CZW: We do research on the right heart- primarily to address the issue of severe tricuspid regurgitation. Many patients with mitral valve regurgitation have co-competent right heart disease. Conventionally, when the surgeon opens the heart in order to fix the left side, they will also fix the right side. With the advent of left heart transcatheter solutions and the move towards the transcatheter era, transcatheter treatment of the right heart would be the next developmental step to provide a comprehensive transcatheter therapy to patients. We are currently tackling the issue of tricuspid regurgitation by implanting novel valve devices at both of the vena cava atrial junction. This prevents regurgitant blood from leaving the heart, thereby restoring a forward unidirectional flow of blood within the right heart. This will improve cardiac output, alleviate the symptoms associated with tricuspid regurgitation and protect vital organs distal to the heart such as the brain and liver.
Due to the angle at which the tricuspid valve is natively oriented, it is very challenging for a transcatheter solution to be implemented at the native valve site. Even more so, the native tricuspid valve is significantly more compliant compared to the native mitral valve. Also, the tricuspid valve is the largest valve in the heart and exhibits very little calcification. As such, we are exploring a way to circumvent the need to implant a valve stent device at the native valve site by means of heterotopic ally implanting the valve stent device at the vena cava-atrial junctions of the heart. In-vitro studies using a bench top pulsatile flow model showed that implantation of a valve stent device at this alternative location yielded similar performance as implanting a valve at a native site.
Currently, we are in the design and concept verification and validation phase of the project. This is where the ViVitro software helped us a lot. Typically, the SuperPump is pre-loaded with waveforms for the left heart. We modified them extensively to cater to the low pressures of the right heart. The ViVitro software allowed us to easily modify and upload these modified waveforms into the pump controller rather than having to feed the waveform data into the pump via an external waveform input. This allowed us to efficiently perform extensive in-vitro tests in the bench and address device related design, performance and reliability issues.
JM: That’s definitely a good approach to tackling engineering problems. One last question – do you have any advice for researchers undertaking similar work.

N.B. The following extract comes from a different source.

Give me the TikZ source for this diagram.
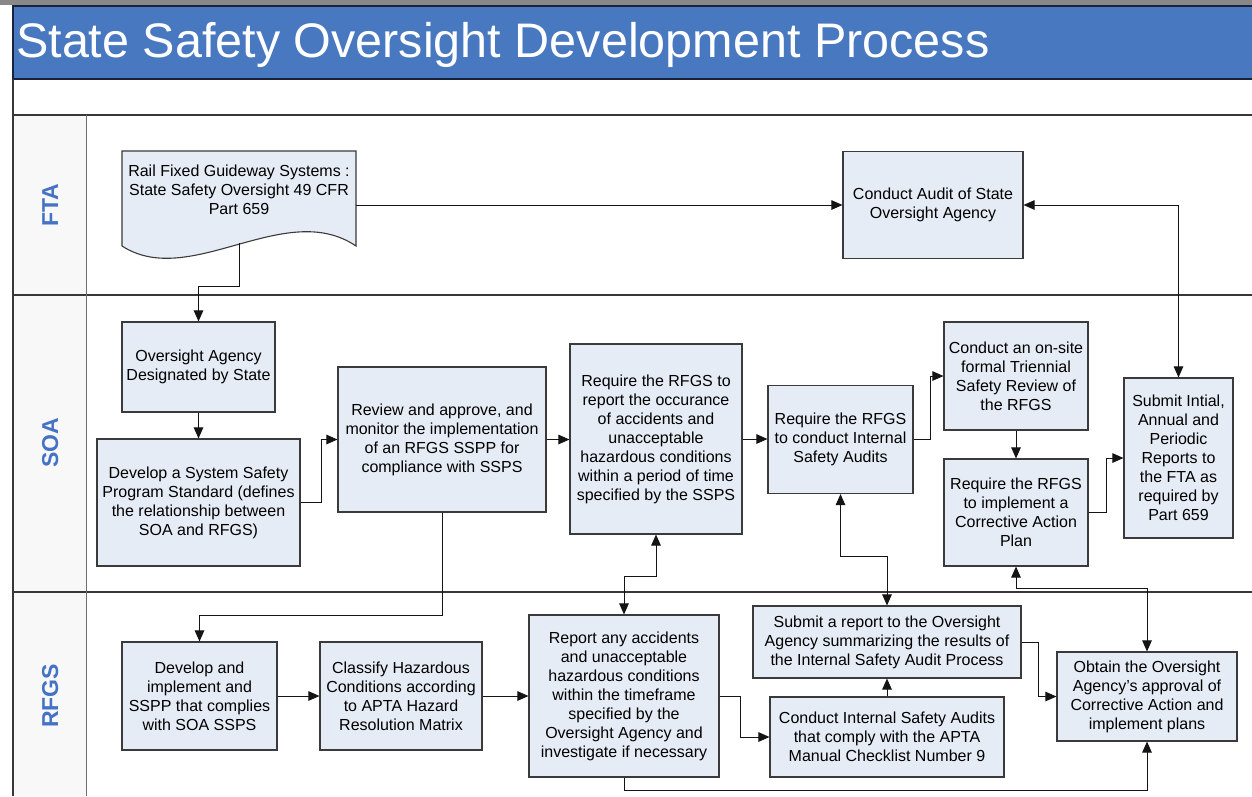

CZW: My advice is to constantly review the patent landscape. The cardiovascular research domain is a long stretch – anything between 5 – 10 years. The first year some things might be novel, but 5 years down the road, people may have caught up. It is wise to be up to date with the patent landscape because new patents are published every day. This is a real challenge we are facing in the research and development area. And although you have to publish the patent early, filing it at the right time is also very critical. This is because the cost to publish a national phase patent can be quite significant. Thus, it is advisable for researchers to only file a patent when a reasonable amount of data has been gathered and/or obtained.